IT may not storm the singles charts like the latest rapper or talent show winner.

But a new music production from a Huddersfield expert could well be a big hit.

If you’ve ever fancied listening to the rock music of ancient cave-dwellers, then Rupert Till is your man.

Dr Till, a lecturer at the University of Huddersfield, is playing a leading role in a £3.5m music project.

It will enable people today to hear the music and the instruments of their distant ancestors – from dwellers in caves to audiences at Greek and Roman amphitheatres.

Dr Till – who has already become renowned for projects such as a recreation of the acoustics of Stonehenge – is one of a team of researchers throughout Europe who have devised the European Music Archaeology Project (EMAP).

Dr Till himself will oversee the creation of a special record label, which will feature the project’s findings.

Using a wide range of evidence – including archaeological finds and ancient pictures – the researchers will attempt to reconstruct primitive musical instruments from as long ago as 40,000 BC and as “recently” as 400 AD.

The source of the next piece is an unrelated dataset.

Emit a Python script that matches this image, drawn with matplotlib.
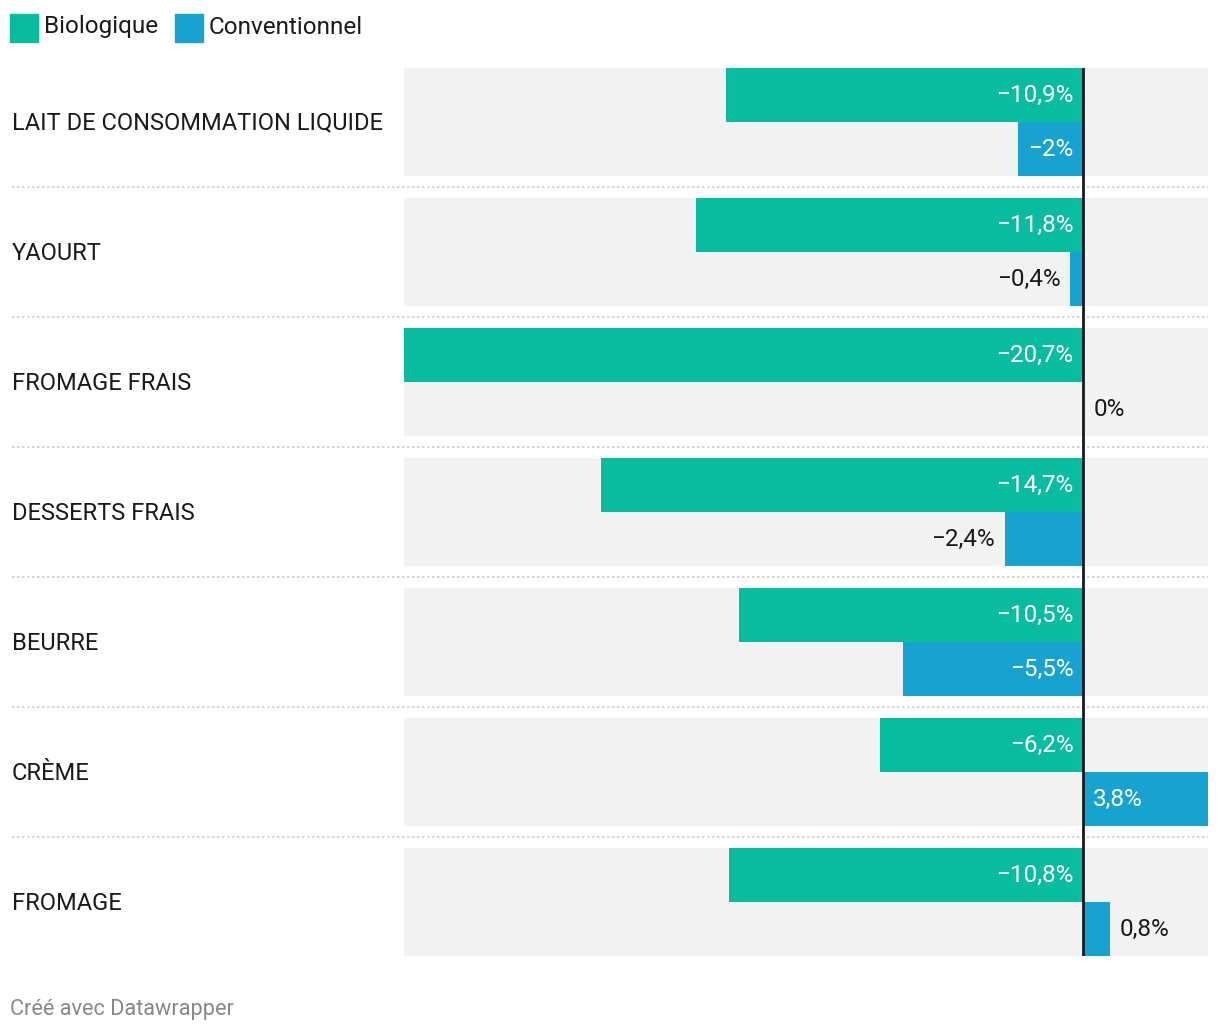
import numpy as np
import matplotlib.pyplot as plt
import matplotlib.transforms as mtransforms

# Données
categories = ["LAIT DE CONSOMMATION LIQUIDE", "YAOURT", "FROMAGE FRAIS",
              "DESSERTS FRAIS", "BEURRE", "CRÈME", "FROMAGE"]
bio = [-10.9, -11.8, -20.7, -14.7, -10.5, -6.2, -10.8]
conv = [-2.0, -0.4, 0.0, -2.4, -5.5, 3.8, 0.8]
series_names = ["Biologique", "Conventionnel"]

GREEN = "#0abc9f"
BLUE = "#18a2cf"
BG = "#f2f2f2"
DARK = "#1a1a1a"
VAL_FS = 17.5

plt.rcParams['font.family'] = ['Roboto', 'DejaVu Sans']

W, H = 1220, 1034
fig = plt.figure(figsize=(W / 100, H / 100), dpi=100)
ax = fig.add_axes([404 / W, 1 - 956 / H, (1208 - 404) / W, (956 - 68) / H])

n = len(categories)
y = np.arange(n)
band = 108 / 130
bh = band / 2

ax.set_xlim(min(bio), max(conv))
ax.set_ylim(n - 1 + band / 2, -band / 2)
ax.axis("off")

xmin, xmax = ax.get_xlim()
ax.barh(y, xmax - xmin, left=xmin, height=band, color=BG, zorder=0)
ax.barh(y - bh / 2, bio, height=bh, color=GREEN, zorder=2)
ax.barh(y + bh / 2, conv, height=bh, color=BLUE, zorder=2)
ax.axvline(0, color=DARK, lw=2, zorder=5)

# séparateurs pointillés
x0 = -(404 - 12) / (1208 - 404)
for i in range(n - 1):
    yy = i + 0.5
    ax.plot([x0, 1], [yy, yy], transform=ax.get_yaxis_transform(),
            color="#cccccc", lw=1.2, ls=(0, (1.5, 1.5)), clip_on=False, zorder=1)

fig.canvas.draw()
renderer = fig.canvas.get_renderer()
px_per_unit = ax.transData.transform((1, 0))[0] - ax.transData.transform((0, 0))[0]


def fmt(v):
    s = ("%g" % round(v, 1)).replace(".", ",").replace("-", "\u2212")
    return s + "%"


def label(v, yc):
    txt = fmt(v)
    t = ax.text(0, yc, txt, fontsize=VAL_FS)
    tw = t.get_window_extent(renderer).width
    t.remove()
    bar_px = abs(v) * px_per_unit
    pad = 10 / px_per_unit
    inside = bar_px >= tw + 20
    if v < 0:
        if inside:
            ax.text(-pad, yc, txt, ha="right", va="center", color="white", fontsize=VAL_FS, zorder=6)
        else:
            ax.text(v - pad, yc, txt, ha="right", va="center", color=DARK, fontsize=VAL_FS, zorder=6)
    else:
        if inside:
            ax.text(pad, yc, txt, ha="left", va="center", color="white", fontsize=VAL_FS, zorder=6)
        else:
            ax.text(v + pad, yc, txt, ha="left", va="center", color=DARK, fontsize=VAL_FS, zorder=6)


lab_tr = mtransforms.blended_transform_factory(fig.transFigure, ax.transData)
for i in range(n):
    label(bio[i], y[i] - bh / 2)
    label(conv[i], y[i] + bh / 2)
    ax.text(12 / W, y[i] + 0.01, categories[i], transform=lab_tr,
            ha="left", va="center", fontsize=17, color=DARK)

# légende
lx = 10
for name, col in zip(series_names, [GREEN, BLUE]):
    fig.patches.append(plt.Rectangle((lx / W, 1 - 42 / H), 28 / W, 28 / H,
                                     transform=fig.transFigure, color=col))
    t = fig.text((lx + 34) / W, 1 - 27 / H, name, ha="left", va="center", fontsize=17.5, color=DARK)
    tw = t.get_window_extent(renderer).width
    lx = lx + 34 + tw + 17

fig.text(10 / W, 1 - 1009 / H, "Créé avec Datawrapper", ha="left", va="center",
         fontsize=15.7, color="#888888")

plt.savefig("out.png", dpi=100, facecolor="white")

Specialist performers will then experiment with the recreated instruments and reach conclusions about the type of music that was played on them.

Dr Till said: “The project is not really designed to recreate ancient music as such.

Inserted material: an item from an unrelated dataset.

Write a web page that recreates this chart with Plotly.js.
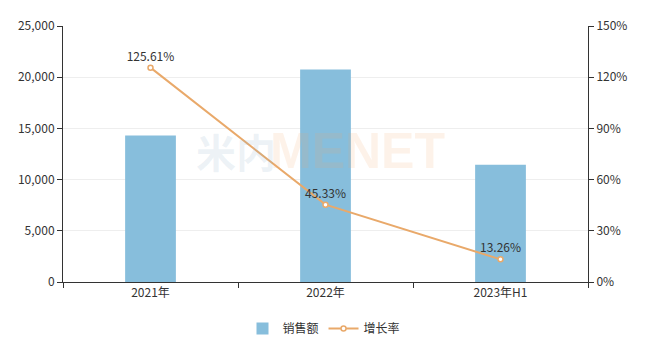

“You can’t really know what music sounded like thousands of years ago. But you can produce music that demonstrates the instruments and some of the techniques used.”

The research team also hope to create a travelling exhibition that will display – visually and aurally – the results of the research. The exhibition will be accompanied by concerts and workshops.

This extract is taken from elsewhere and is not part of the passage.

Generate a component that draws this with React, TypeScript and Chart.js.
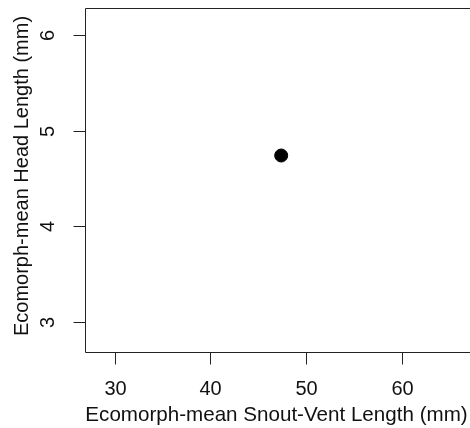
import React, { useEffect, useRef } from "react";
import { Chart, registerables } from "chart.js";

Chart.register(...registerables);

// Data
const svlMeans: number[] = [47.4];
const headMeans: number[] = [4.74];
const xTicks: number[] = [30, 40, 50, 60];
const yTicks: number[] = [3, 4, 5, 6];
const xTitle = "Ecomorph-mean Snout-Vent Length (mm)";
const yTitle = "Ecomorph-mean Head Length (mm)";

const X_MIN = 26.86;
const X_MAX = 67.17;
const Y_MIN = 2.686;
const Y_MAX = 6.282;

const FONT = "20px 'Liberation Sans', Arial, sans-serif";
const XTITLE_FONT = "20.6px 'Liberation Sans', Arial, sans-serif";

const rAxes = {
  id: "rAxes",
  afterDraw(chart: any) {
    const ctx = chart.ctx as CanvasRenderingContext2D;
    const xs = chart.scales.x;
    const ys = chart.scales.y;
    const { left, top, bottom } = chart.chartArea;
    const W = chart.width;
    ctx.save();
    ctx.strokeStyle = "#222";
    ctx.lineWidth = 1;
    // box (right side is off-canvas)
    ctx.beginPath();
    ctx.moveTo(W + 5, Math.round(top) + 0.5);
    ctx.lineTo(Math.round(left) + 0.5, Math.round(top) + 0.5);
    ctx.lineTo(Math.round(left) + 0.5, Math.round(bottom) + 0.5);
    ctx.lineTo(W + 5, Math.round(bottom) + 0.5);
    ctx.stroke();
    // x ticks
    ctx.fillStyle = "#111";
    ctx.font = FONT;
    ctx.textAlign = "center";
    ctx.textBaseline = "middle";
    for (const t of xTicks) {
      const px = Math.round(xs.getPixelForValue(t)) + 0.5;
      ctx.beginPath();
      ctx.moveTo(px, Math.round(bottom) + 0.5);
      ctx.lineTo(px, Math.round(bottom) + 12.5);
      ctx.stroke();
      ctx.fillText(String(t), px, bottom + 37);
    }
    // y ticks
    for (const t of yTicks) {
      const py = Math.round(ys.getPixelForValue(t)) + 0.5;
      ctx.beginPath();
      ctx.moveTo(Math.round(left) + 0.5, py);
      ctx.lineTo(Math.round(left) - 11.5, py);
      ctx.stroke();
      ctx.save();
      ctx.translate(left - 37, py);
      ctx.rotate(-Math.PI / 2);
      ctx.fillText(String(t), 0, 0);
      ctx.restore();
    }
    // y title
    ctx.save();
    ctx.translate(left - 63, (top + bottom) / 2 - 4);
    ctx.rotate(-Math.PI / 2);
    ctx.fillText(yTitle, 0, 0);
    ctx.restore();
    // x title
    ctx.font = XTITLE_FONT;
    ctx.fillText(xTitle, left + 191.5, bottom + 63);
    ctx.restore();
  },
};

export default function App() {
  const ref = useRef<HTMLCanvasElement | null>(null);
  useEffect(() => {
    if (!ref.current) return;
    const chart = new Chart(ref.current, {
      type: "scatter",
      data: {
        datasets: [
          {
            data: svlMeans.map((x, i) => ({ x, y: headMeans[i] })),
            backgroundColor: "#000",
            borderColor: "#000",
            pointRadius: 6.5,
            pointHoverRadius: 6.5,
          },
        ],
      },
      options: {
        animation: false,
        responsive: false,
        events: [],
        layout: { autoPadding: false, padding: { left: 85, right: 0, top: 8, bottom: 76 } },
        plugins: { legend: { display: false }, tooltip: { enabled: false } },
        scales: {
          x: { type: "linear", display: false, min: X_MIN, max: X_MAX },
          y: { type: "linear", display: false, min: Y_MIN, max: Y_MAX },
        },
      },
      plugins: [rAxes],
    });
    return () => chart.destroy();
  }, []);
  return (
    <div style={{ position: "fixed", left: 0, top: 0, width: 470, height: 428, background: "#fff" }}>
      <canvas ref={ref} width={470} height={428} style={{ display: "block" }} />
    </div>
  );
}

Dr Till plans to visit historic venues in Rome, Greece and Pompeii in order to make on-site recordings.

He also plans a “digital time machine” as part of the exhibition.

He said: “You will enter this space and start with a cave in Spain, hearing a bone flute. Then perhaps you will travel to Stonehenge and see someone playing instruments there. You will go forward in time to Greece and hear instruments played in reconstructed acoustics and spaces.

“EMAP is going to be a high-quality, high-impact project and it’s expected that the exhibition will be seen by one and a half million people,” said Dr Till.

Dr Till – who is Senior Lecturer in Music Technology at the University of Huddersfield – has also received funding of £100,000 from the UK’s Arts and Humanities Research Council for a project entitled Songs of the Caves: acoustics and prehistoric art in Cantabrian caves.

He will study the Altamira prehistoric cave system in Spain, a World Heritage Site.